En este preciso punto radican muchos de los obstáculos que encuentra la dignidad para ser cuidada. Es fácil ser respetuoso con quien nos une el afecto, pero es complicado con quien no sentimos ninguna disposición afectiva y además porta visiones del mundo que divergen de la nuestra. ¿En qué consiste cuidar la dignidad de una persona con la que el vaivén de la vida nos hace coincidir en un espacio y un tiempo concretos a pesar de que seamos muy dispares en nuestros posicionamientos y en nuestras formas de comprender y articular la agencia humana? Una posible respuesta la formula la filósofa estadounidense Martha Nussbaum en el libro La monarquía del miedo: «Tratar a esa persona como a una persona: alguien que tiene una hondura y una vida interior, un punto de vista sobre el mundo y emociones similares a las nuestras». Unas líneas más adelante Nussbaum profundiza en esta forma amorosa de relacionarnos: «Consiste simplemente en ver a la otra persona como alguien plenamente humana y capaz de un mínimo nivel de bondad y de cambio». En muchas ocasiones desdeñamos la diversidad y la heterogeneidad y prejuiciamos obtusamente a las personas porque jamás hemos convivido con ellas. «El estigma arraiga característicamente allí donde se echa en falta una asociación próxima entre diferentes», recuerda Nussbaum. Es palmario que el miedo, la precariedad y la ignorancia, que es un precursor de ese miedo, potencian este proceso de estigmatización. Como cuanto más diferentes nos vemos con más indiferencia nos tratamos, es imperativo propiciar contextos en los que esa diferencia se disuelva en favor de nuestra interdependiente condición de seres humanos con descomunales puntos de convergencia.

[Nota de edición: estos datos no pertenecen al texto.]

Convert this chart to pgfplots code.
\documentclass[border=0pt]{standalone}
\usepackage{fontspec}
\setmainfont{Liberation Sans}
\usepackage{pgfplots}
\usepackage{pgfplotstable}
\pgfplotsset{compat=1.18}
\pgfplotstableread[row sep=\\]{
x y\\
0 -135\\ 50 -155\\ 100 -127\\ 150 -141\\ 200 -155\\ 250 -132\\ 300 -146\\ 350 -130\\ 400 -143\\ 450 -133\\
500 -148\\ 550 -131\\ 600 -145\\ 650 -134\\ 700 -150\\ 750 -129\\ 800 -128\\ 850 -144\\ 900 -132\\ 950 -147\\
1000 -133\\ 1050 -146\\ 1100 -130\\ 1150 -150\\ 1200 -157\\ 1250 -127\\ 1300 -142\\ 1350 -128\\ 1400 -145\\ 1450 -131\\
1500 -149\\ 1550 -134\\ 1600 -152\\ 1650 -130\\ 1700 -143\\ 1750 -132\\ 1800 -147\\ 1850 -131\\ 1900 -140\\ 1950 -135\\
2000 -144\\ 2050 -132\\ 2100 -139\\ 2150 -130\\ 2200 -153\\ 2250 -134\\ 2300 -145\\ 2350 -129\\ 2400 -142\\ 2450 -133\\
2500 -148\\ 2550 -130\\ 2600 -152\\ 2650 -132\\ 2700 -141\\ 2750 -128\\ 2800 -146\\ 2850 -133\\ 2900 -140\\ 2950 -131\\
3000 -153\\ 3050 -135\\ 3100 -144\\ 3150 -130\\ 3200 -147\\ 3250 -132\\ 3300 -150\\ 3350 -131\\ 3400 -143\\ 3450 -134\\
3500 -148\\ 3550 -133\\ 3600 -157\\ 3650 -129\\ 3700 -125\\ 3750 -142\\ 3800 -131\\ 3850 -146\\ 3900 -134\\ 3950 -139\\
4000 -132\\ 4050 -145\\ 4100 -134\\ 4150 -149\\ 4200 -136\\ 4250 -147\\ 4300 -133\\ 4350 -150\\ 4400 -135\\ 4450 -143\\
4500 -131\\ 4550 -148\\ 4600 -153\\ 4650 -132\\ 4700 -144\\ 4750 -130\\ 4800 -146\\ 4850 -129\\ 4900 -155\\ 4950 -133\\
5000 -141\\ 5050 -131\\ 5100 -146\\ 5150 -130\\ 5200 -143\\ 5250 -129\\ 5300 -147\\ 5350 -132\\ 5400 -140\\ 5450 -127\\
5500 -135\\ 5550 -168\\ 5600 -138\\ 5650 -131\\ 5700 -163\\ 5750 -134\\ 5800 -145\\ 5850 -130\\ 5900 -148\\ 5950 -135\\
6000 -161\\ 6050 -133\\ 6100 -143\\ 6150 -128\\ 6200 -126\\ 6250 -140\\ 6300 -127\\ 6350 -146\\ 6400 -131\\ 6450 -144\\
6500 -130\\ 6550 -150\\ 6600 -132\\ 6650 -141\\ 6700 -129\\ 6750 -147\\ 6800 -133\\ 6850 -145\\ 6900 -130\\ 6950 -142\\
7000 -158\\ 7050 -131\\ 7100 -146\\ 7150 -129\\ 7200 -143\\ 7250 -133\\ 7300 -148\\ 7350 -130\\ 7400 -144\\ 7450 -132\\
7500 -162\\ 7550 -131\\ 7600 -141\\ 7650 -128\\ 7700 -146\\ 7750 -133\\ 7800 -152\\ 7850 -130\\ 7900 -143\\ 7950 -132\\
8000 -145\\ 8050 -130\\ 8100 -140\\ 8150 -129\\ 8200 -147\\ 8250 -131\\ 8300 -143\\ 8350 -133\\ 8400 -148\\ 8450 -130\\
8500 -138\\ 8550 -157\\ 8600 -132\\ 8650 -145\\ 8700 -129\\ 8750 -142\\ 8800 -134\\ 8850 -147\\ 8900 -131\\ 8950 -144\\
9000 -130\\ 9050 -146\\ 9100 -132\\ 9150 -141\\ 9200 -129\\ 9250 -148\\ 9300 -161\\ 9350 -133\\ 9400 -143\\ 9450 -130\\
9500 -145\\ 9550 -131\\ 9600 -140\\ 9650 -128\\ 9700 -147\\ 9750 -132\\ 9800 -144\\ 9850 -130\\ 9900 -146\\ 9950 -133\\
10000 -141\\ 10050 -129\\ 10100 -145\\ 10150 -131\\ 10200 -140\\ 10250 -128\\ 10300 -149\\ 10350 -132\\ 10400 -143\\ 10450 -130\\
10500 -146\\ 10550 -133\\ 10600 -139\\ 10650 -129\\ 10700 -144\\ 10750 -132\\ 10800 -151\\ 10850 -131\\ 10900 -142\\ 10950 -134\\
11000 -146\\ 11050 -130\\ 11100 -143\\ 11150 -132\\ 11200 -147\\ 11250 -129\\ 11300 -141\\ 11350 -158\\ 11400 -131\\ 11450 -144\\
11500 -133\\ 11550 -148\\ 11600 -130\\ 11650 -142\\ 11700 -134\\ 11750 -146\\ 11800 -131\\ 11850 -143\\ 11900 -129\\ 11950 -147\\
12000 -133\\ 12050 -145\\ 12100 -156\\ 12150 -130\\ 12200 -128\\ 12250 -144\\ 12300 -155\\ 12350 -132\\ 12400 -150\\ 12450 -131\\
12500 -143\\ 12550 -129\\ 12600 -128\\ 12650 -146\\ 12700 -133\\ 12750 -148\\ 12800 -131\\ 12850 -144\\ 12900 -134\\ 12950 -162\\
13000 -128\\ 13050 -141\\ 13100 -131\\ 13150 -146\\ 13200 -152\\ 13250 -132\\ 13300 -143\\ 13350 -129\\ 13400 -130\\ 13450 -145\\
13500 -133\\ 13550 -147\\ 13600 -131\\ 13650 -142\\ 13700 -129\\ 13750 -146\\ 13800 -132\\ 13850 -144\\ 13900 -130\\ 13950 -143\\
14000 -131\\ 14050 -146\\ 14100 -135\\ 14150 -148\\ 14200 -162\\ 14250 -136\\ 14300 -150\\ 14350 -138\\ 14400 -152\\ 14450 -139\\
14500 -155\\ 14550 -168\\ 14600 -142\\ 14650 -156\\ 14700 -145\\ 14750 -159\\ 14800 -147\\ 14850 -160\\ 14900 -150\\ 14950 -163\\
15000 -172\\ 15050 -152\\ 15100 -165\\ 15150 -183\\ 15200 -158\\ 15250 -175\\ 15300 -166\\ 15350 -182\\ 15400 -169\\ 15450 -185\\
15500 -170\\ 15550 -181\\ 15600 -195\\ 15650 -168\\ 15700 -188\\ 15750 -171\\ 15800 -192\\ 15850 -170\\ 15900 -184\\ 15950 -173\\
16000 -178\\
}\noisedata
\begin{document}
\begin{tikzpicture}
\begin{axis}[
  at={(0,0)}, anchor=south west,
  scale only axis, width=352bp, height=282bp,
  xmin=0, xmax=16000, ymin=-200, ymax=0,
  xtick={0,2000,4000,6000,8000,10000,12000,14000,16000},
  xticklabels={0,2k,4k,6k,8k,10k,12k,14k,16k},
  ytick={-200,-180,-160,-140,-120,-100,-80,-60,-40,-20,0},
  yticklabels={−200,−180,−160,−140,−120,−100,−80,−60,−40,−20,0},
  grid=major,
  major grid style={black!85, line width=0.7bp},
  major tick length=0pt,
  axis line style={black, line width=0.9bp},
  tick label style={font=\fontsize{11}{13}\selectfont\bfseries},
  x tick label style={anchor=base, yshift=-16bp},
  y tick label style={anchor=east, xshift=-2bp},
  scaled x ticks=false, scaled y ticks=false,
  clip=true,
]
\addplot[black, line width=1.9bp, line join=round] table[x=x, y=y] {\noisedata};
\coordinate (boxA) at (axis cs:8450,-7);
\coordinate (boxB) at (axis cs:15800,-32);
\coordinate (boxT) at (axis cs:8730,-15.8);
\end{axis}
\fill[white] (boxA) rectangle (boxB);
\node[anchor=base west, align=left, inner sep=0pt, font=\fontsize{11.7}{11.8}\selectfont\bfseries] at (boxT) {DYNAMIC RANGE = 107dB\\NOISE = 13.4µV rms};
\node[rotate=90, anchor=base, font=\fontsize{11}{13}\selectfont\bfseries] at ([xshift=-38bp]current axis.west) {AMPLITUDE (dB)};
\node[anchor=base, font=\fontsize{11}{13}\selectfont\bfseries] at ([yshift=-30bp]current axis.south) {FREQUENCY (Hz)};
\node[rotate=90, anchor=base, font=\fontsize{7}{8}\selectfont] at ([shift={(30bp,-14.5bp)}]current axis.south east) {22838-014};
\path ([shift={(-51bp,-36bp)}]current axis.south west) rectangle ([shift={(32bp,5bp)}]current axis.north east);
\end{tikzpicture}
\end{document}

Es muy hermoso comprobar las aperturas y las mutaciones que se activan en el mapa cognitivo de las personas en el instante en que conocen el testimonio y la historia detallada de una persona de distinta etnia, nacionalidad, contexto sociopolítico, nivel económico, relatados por ella misma. Escuchando o vivenciando las historias personales de quienes las protagonizan se modifican los marcos en los que se acuñan y se estabilizan los atajos heurísticos que se sustraen al análisis crítico. La empatía se dispara en las distancias cortas del encuentro personal, pero se difumina en la lejanía y el vaciamiento de matices que traen las abstracciones y las generalizaciones. Para evitar que la heterogeneidad sea algo ajeno a nuestro pequeño y endogámico mundo, Nussbaum propone «un programa nacional de servicio obligatorio para todas las personas jóvenes que les pusiera en contacto directo con otras personas de diferente edad, etnia y nivel económico en el contexto de la prestación de algún servicio constructivo». Este programa serviría para convivir con otras formas de mirar, sentir y existir que ayuden a salir del atrincheramiento mental narcisista, del etnocentrismo y de la creencia altiva en la primacía de los valores personales propios. Escuchar a la persona que no tiene voz en nuestras reflexiones e interpelarnos vivencialmente con ella introduce preguntas, crea conciencia ética y genera permeabilidad crítica. La voz del oprimido por la homogeneidad serviría para intercalar otros puntos de vista y otras mentalidades y por tanto para fabular y ampliar horizontes en los que no haya espacio ni para la opresión ni para la exclusión. En ocasiones esta incursión directa en la vida de la persona prójima no es posible, pero podemos desempeñarla con los sustitutos de la lectura (es una de las tesis que sostengo en el ensayo Leer para sentir mejor), el arte y las humanidades. Necesitamos más convivencia y más vínculo con lo diferente para sentir y comprender que somos netamente parecidos.